--- Begin ---

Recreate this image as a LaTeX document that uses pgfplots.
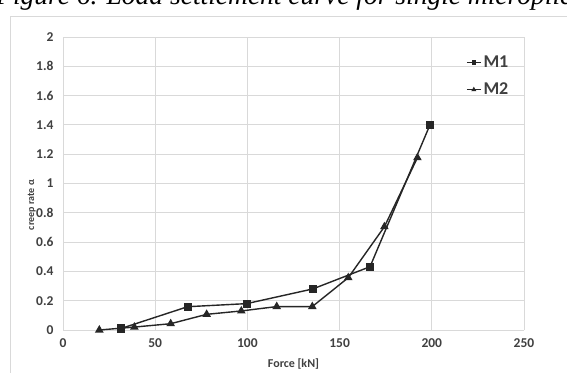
\documentclass[border=0pt]{standalone}
\usepackage{pgfplots}
\pgfplotsset{compat=1.18}
\usepackage{fontspec}
\setmainfont{Carlito}
\newfontfamily\capfont{Liberation Serif}
\definecolor{gridc}{HTML}{D9D9D9}
\definecolor{txt}{HTML}{404040}
\begin{document}
\begin{tikzpicture}[x=1pt,y=1pt]
\useasboundingbox (0,0) rectangle (567,372);
\fill[white] (0,0) rectangle (567,372);
\draw[gridc, line width=0.8pt] (10,-5) rectangle (590,356);
\node[anchor=base west, inner sep=0, font=\capfont\itshape\fontsize{27.5}{27.5}\selectfont] at (-4,367) {Figure 6. Load settlement curve for single micropile};
\begin{axis}[
  at={(63pt,42pt)}, anchor=south west,
  scale only axis, width=461pt, height=293pt,
  xmin=0, xmax=250, ymin=0, ymax=2,
  axis line style={draw=none},
  major tick length=0pt,
  grid=major,
  major grid style={gridc, line width=0.8pt},
  xtick={0,50,100,150,200,250},
  xticklabels={0,50,100,150,200,250},
  ytick={0,0.2,0.4,0.6,0.8,1,1.2,1.4,1.6,1.8,2},
  yticklabels={0,0.2,0.4,0.6,0.8,1,1.2,1.4,1.6,1.8,2},
  ticklabel style={font=\bfseries\fontsize{13.5}{13.5}\selectfont, text=txt},
  xticklabel style={yshift=-5pt},
  yticklabel style={xshift=-6pt},
  xlabel={Force [kN]},
  ylabel={creep rate\;α},
  xlabel style={font=\bfseries\fontsize{12}{12}\selectfont, text=txt, at={(axis description cs:0.5,-0.116)}, anchor=center},
  ylabel style={font=\bfseries\fontsize{10}{10}\selectfont, text=txt, at={(axis description cs:-0.068,0.427)}, anchor=center},
  legend style={at={(axis description cs:0.874,0.943)}, anchor=north west, draw=none, fill=none, inner sep=0pt,
    font=\bfseries\fontsize{18}{18}\selectfont, text=txt, row sep=10pt, cells={anchor=west}},
  legend image code/.code={\draw[mark repeat=2,mark phase=2,#1,mark size=1.6pt] plot coordinates {(0pt,0pt) (7pt,0pt) (14pt,0pt)};},
]
\addplot[black!85, line width=1.4pt, mark=square*, mark size=3.4pt] coordinates {
(31.4,0.01) (67.6,0.159) (99.6,0.18) (135.4,0.28) (166.5,0.432) (199,1.40)};
\addlegendentry{M1}
\addplot[black!85, line width=1.4pt, mark=triangle*, mark size=3.6pt] coordinates {
(19.7,0.0) (38.7,0.02) (58.4,0.043) (77.9,0.107) (96.7,0.13) (115.9,0.16) (135.2,0.16) (154.7,0.357) (174.3,0.705) (192.2,1.176)};
\addlegendentry{M2}
\end{axis}
\end{tikzpicture}
\end{document}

--- End ---

_Work required:_
From the data, list each line in which the string "image" appears.

_Written answer:_
Recreate this image as a LaTeX document that uses pgfplots.
  legend image code/.code={\draw[mark repeat=2,mark phase=2,#1,mark size=1.6pt] plot coordinates {(0pt,0pt) (7pt,0pt) (14pt,0pt)};},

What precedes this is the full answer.